Why Retail Media Can’t Unlock Brand Budgets (Until Brands Fix This One Thing)

Published 2 months, 3 weeks ago
Description

Retail media networks want brand dollars — that part isn’t new. But what is new (and honestly, under-discussed) is the uncomfortable reality that many brands are structurally incapable of spending those dollars through retail media… even when they want to.

In this episode of Retail Media Breakfast Club, I’m sharing highlights from my recent LinkedIn Live with Jordan Witmer of Salt XC. We unpack what really happens when retail media networks go after brand marketing budgets. And why the biggest barrier isn’t capability or demand: it’s internal budget ownership, misaligned KPIs, and wildly different definitions of “credible reporting.” 

If you’ve ever wondered why retail media feels like a slam dunk in one meeting and a total mismatch in another, this conversation will connect the dots!

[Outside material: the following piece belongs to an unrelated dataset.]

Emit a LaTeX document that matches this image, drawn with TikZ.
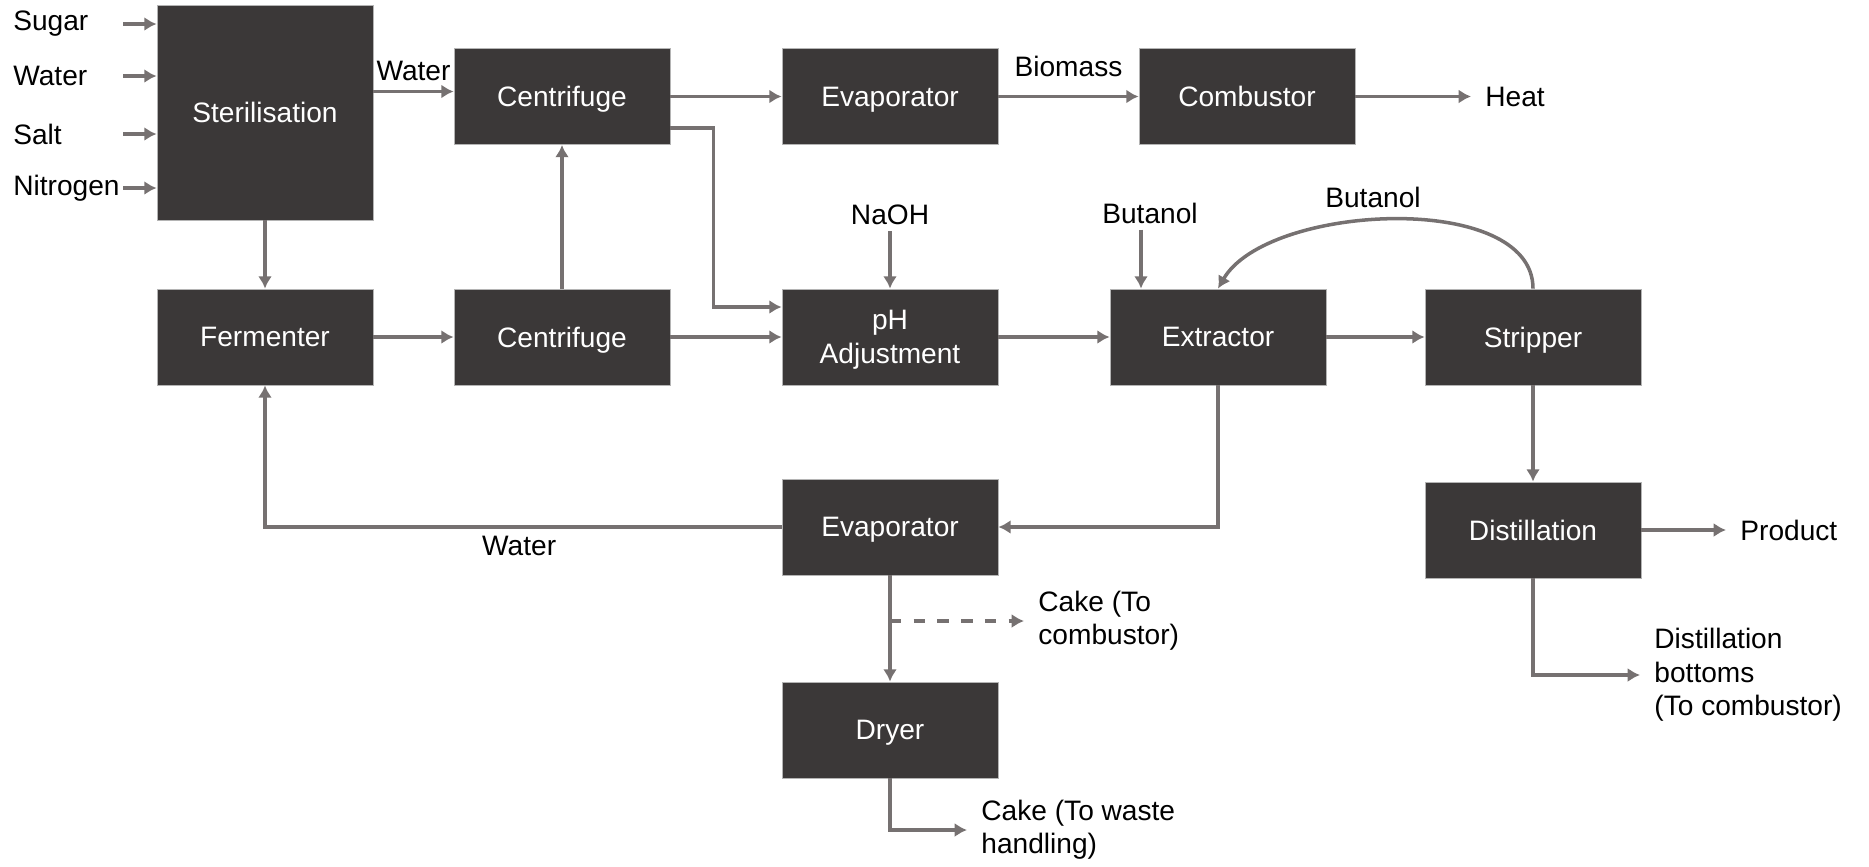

This episode is sponsored by Mirakl Ads


Timeline

[00:22] – What actually happens when retail media networks come calling for brand budgets?
[01:03] – The single strongest predictor of how a brand will evaluate retail media: who owns the budget.
[01:47] – The friction between sales teams and brand media teams, and why “streaming that goes everywhere” creates tension.
[02:23] – The infamous brief: “Build awareness and drive sales.” Why vague objectives lead to what Jordan calls “franking campaigns.”
[04:45] – What “credible reporting” really means, and why that definition completely changes depending on who you're talking to.
[06:45] – How platforms like Meta cemented themselves in brand budgets, and what retail media networks can learn from their approach.